Upaya memaksakan konsep penyatu, dengan menggabungkan konsep partikular masing-masing keyakinan (termasuk mendorong negara menjadi penafsir tunggal terhadap sesat tidaknya sebuah agama dan keyakinan), adalah perilaku primitif dalam memandang keberagamaan dan berpotensi melanggengkan lumpur dosa praktik intoleran dan kekerasan (atas nama) agama.
Kita berharap tahun subur praktik intoleransi 2010 tidak berlanjut ke tahun 2011. Kita justru berharap tahun 2011 menjadi tahun rahmat yang memberi harapan baru bagi tumbuhnya toleransi di republik ini. Itu hanya mungkin bila pemerintah introspeksi diri dan semakin mengacu kepada konstitusi untuk menyelenggarakan negara.

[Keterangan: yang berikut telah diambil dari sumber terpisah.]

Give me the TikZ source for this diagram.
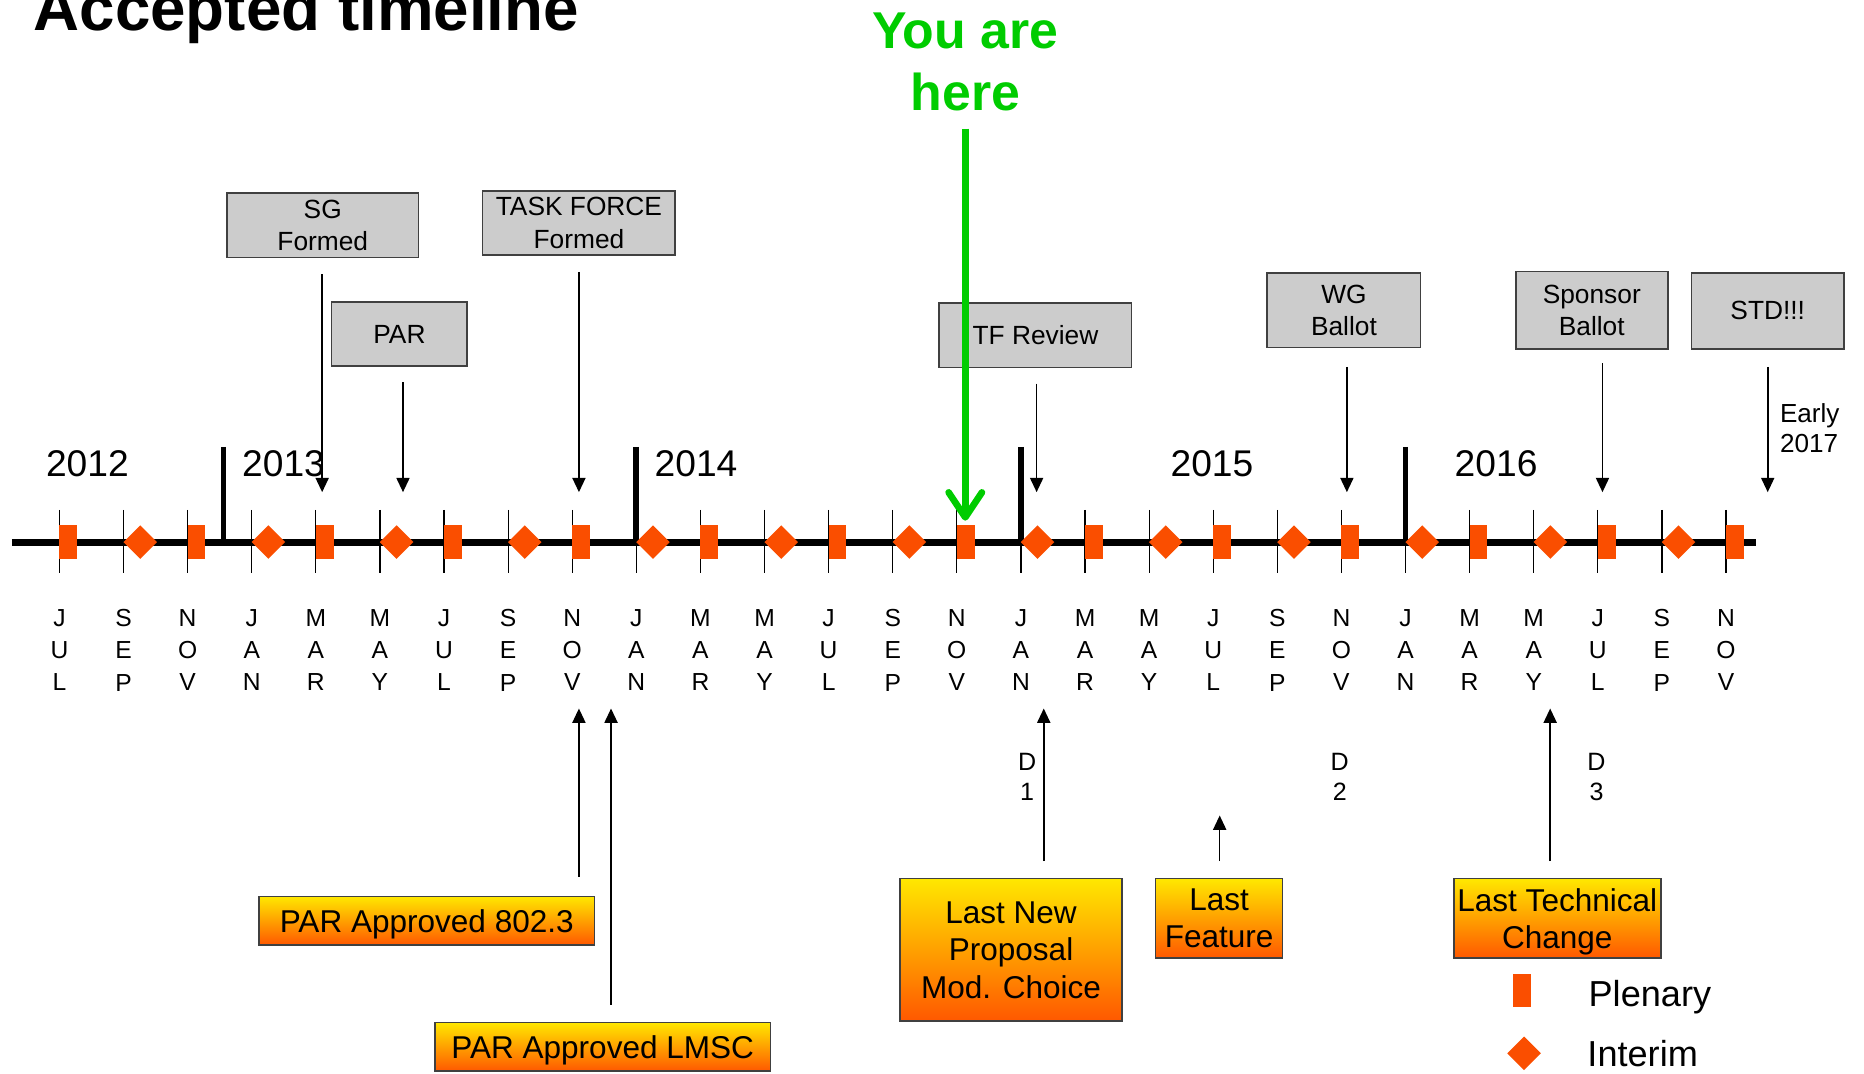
\documentclass[tikz,border=0pt]{standalone}
\usepackage{fontspec}
\setmainfont{Liberation Sans}
\usetikzlibrary{arrows.meta,shapes.geometric}

\definecolor{meetorange}{RGB}{250,78,0}
\definecolor{boxgray}{RGB}{204,204,204}
\definecolor{boxline}{RGB}{64,64,64}
\definecolor{hereGreen}{RGB}{0,204,0}
\definecolor{shadeTop}{RGB}{255,232,0}
\definecolor{shadeBot}{RGB}{255,88,0}

\begin{document}
\begin{tikzpicture}[x=0.02cm,y=-0.02cm,
    graybox/.style={draw=boxline,fill=boxgray,line width=0.75pt,align=center,inner sep=0pt,font=\fontsize{12.6}{15.4}\selectfont},
    orangebox/.style={draw=boxline,top color=shadeTop,bottom color=shadeBot,line width=0.75pt,align=center,inner sep=0pt,text depth=0pt,font=\fontsize{15.1}{17.9}\selectfont},
    plen/.style={rectangle,fill=meetorange,minimum width=0.3cm,minimum height=0.56cm,inner sep=0pt},
    intr/.style={diamond,fill=meetorange,minimum width=0.57cm,minimum height=0.57cm,inner sep=0pt},
    evarrow/.style={line width=0.75pt,-{Triangle[width=0.22cm,length=0.24cm]}},
    monthlbl/.style={align=center,inner sep=0pt,font=\fontsize{11.8}{15.4}\selectfont},
    yearlbl/.style={inner sep=0pt,font=\fontsize{17.8}{20}\selectfont}]
    \useasboundingbox (0,0) rectangle (1568,903);
    \clip (0,0) rectangle (1568,903);

    %title
    \node[anchor=base west,inner sep=0pt,font=\fontsize{30.5}{36}\selectfont\bfseries] (title) at (28,26) {Accepted timeline};

    %events above the line
    \node[graybox,minimum width=3.22cm,minimum height=1.08cm] (sg) at (271.5,189.5) {SG\\Formed};
    \node[graybox,minimum width=2.28cm,minimum height=1.08cm] (par) at (336,281) {PAR};
    \node[graybox,minimum width=3.24cm,minimum height=1.08cm] (tf) at (487,187.5) {TASK FORCE\\Formed};
    \node[graybox,minimum width=3.24cm,minimum height=1.08cm] (tfr) at (871,282) {TF Review};
    \node[graybox,minimum width=2.58cm,minimum height=1.26cm] (wg) at (1130.5,261) {WG\\Ballot};
    \node[graybox,minimum width=2.56cm,minimum height=1.30cm] (spb) at (1339,261) {Sponsor\\Ballot};
    \node[graybox,minimum width=2.56cm,minimum height=1.28cm] (std) at (1487,261.5) {STD!!!};
    \node[anchor=west,align=left,inner sep=0pt,font=\fontsize{12.5}{14.4}\selectfont] (early) at (1497,360) {Early\\2017};

    \coordinate (sgTip) at (271,414);
    \coordinate (parTip) at (339,414);
    \coordinate (tfTip) at (487,414);
    \coordinate (tfrTip) at (872,414);
    \coordinate (wgTip) at (1133,414);
    \coordinate (spbTip) at (1348,414);
    \coordinate (stdTip) at (1487,414);

    %years
    \node[yearlbl] (y2012) at (73.5,390) {2012};
    \node[yearlbl] (y2013) at (238.5,390) {2013};
    \node[yearlbl] (y2014) at (585.5,390) {2014};
    \node[yearlbl] (y2015) at (1019.5,390) {2015};
    \node[yearlbl] (y2016) at (1258.5,390) {2016};

    \draw[evarrow,shorten <=0.27cm] (sg.south -| sgTip) -- (sgTip);
    \draw[evarrow,shorten <=0.26cm] (par.south -| parTip) -- (parTip);
    \draw[evarrow,shorten <=0.27cm] (tf.south -| tfTip) -- (tfTip);
    \draw[evarrow,shorten <=0.26cm] (tfr.south -| tfrTip) -- (tfrTip);
    \draw[evarrow,shorten <=0.31cm] (wg.south -| wgTip) -- (wgTip);
    \draw[evarrow,shorten <=0.23cm] (spb.south -| spbTip) -- (spbTip);
    \draw[evarrow,shorten <=0.29cm] (std.south -| stdTip) -- (stdTip);

    %time line
    \draw[line width=3.4pt] (10,456) -- (1477,456);
    \foreach \a/\b/\c [count=\i from 0] in {J/U/L,S/E/P,N/O/V,J/A/N,M/A/R,M/A/Y,J/U/L,S/E/P,N/O/V,J/A/N,M/A/R,M/A/Y,J/U/L,S/E/P,N/O/V,J/A/N,M/A/R,M/A/Y,J/U/L,S/E/P,N/O/V,J/A/N,M/A/R,M/A/Y,J/U/L,S/E/P,N/O/V} {
        \coordinate (m\i) at ({50+53.92*\i},456);
        \draw[line width=0.6pt] ({50+53.92*\i},429) -- ({50+53.92*\i},482);
        \node[monthlbl] (ml\i) at ({50+53.92*\i},547) {\a\\\b\\\c};
    }
    \draw[line width=2.8pt] (188,376) -- (188,456);
    \draw[line width=2.8pt] (m9 |- 0,376) -- (m9);
    \draw[line width=2.8pt] (m15 |- 0,376) -- (m15);
    \draw[line width=2.8pt] (m21 |- 0,376) -- (m21);
    \foreach \i in {0,2,...,26}
        \node[plen] (p\i) at ([xshift=0.15cm]m\i) {};
    \foreach \i in {1,3,...,25}
        \node[intr] (n\i) at ([xshift=0.28cm]m\i) {};

    %deadlines
    \node[monthlbl,font=\fontsize{12}{14.7}\selectfont] (d1) at (864,653.5) {D\\1};
    \node[monthlbl,font=\fontsize{12}{14.7}\selectfont] (d2) at (1127,653.5) {D\\2};
    \node[monthlbl,font=\fontsize{12}{14.7}\selectfont] (d3) at (1343,653.5) {D\\3};

    %events below the line
    \node[orangebox,minimum width=5.64cm,minimum height=0.82cm] (par3) at (359,774.5) {PAR Approved 802.3};
    \node[orangebox,minimum width=5.64cm,minimum height=0.82cm] (lmsc) at (507,880.5) {PAR Approved LMSC};
    \node[orangebox,minimum width=3.74cm,minimum height=2.40cm] (lnp) at (850.5,799) {Last New\\Proposal\\Mod. Choice};
    \node[orangebox,minimum width=2.14cm,minimum height=1.34cm] (lf) at (1025.5,772.5) {Last\\Feature};
    \node[orangebox,minimum width=3.48cm,minimum height=1.34cm] (ltc) at (1310,772.5) {Last Technical\\Change};

    \coordinate (par3Tip) at (487,596);
    \coordinate (lmscTip) at (514,596);
    \coordinate (lnpTip) at (878,596);
    \coordinate (lfTip) at (1026,686);
    \coordinate (ltcTip) at (1304,596);

    \draw[evarrow,shorten <=0.32cm] (par3.north -| par3Tip) -- (par3Tip);
    \draw[evarrow,shorten <=0.28cm] (lmsc.north -| lmscTip) -- (lmscTip);
    \draw[evarrow,shorten <=0.28cm] (lnp.north -| lnpTip) -- (lnpTip);
    \draw[evarrow,shorten <=0.28cm] (lf.north -| lfTip) -- (lfTip);
    \draw[evarrow,shorten <=0.28cm] (ltc.north -| ltcTip) -- (ltcTip);

    %legend
    \node[plen] (lgPlen) at (1280.5,833) {};
    \node[anchor=base west,inner sep=0pt,font=\fontsize{17.3}{20}\selectfont] (lgPlenTxt) at (1336,847) {Plenary};
    \node[intr] (lgIntr) at (1282,886) {};
    \node[anchor=base west,inner sep=0pt,font=\fontsize{17.3}{20}\selectfont] (lgIntrTxt) at (1335,897) {Interim};

    %you are here
    \node[anchor=north,align=center,inner sep=0pt,text=hereGreen,font=\fontsize{24.8}{29.9}\selectfont\bfseries] (here) at (812,10.5) {You are\\here};
    \coordinate (nowTip) at (812,438);
    \draw[hereGreen,line width=3.2pt,-{Straight Barb[length=0.42cm,width=0.56cm,round]},shorten <=0.28cm] (here.south -| nowTip) -- (nowTip);
\end{tikzpicture}
\end{document}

Konstitusi harus menjadi ’kitab suci’ penyelenggaraan negara. Penyelenggara negara harus menjadikan konstitusi sebagai rujukan asas dan moral dalam membuat kebijakan. Oleh karenanya konstitusi tidak bisa dibaca sekedar sebuah buku atau dokumen. Konstitusi harus dibaca, meminjam Ronald Dworkin, sebagai sebuah moral reading (bacaan moral). Di lain pihak, umat beragama tentu saja harus berbenah meninggalkan mentalitas split tolerance. Semoga! ***
Penulis adalah: Sekretaris Eksekutif Perhimpunan BAKUMSU Medan. Koordinator Kelompok Kerja Jaringan Demokrasi (KKJD) Sumut.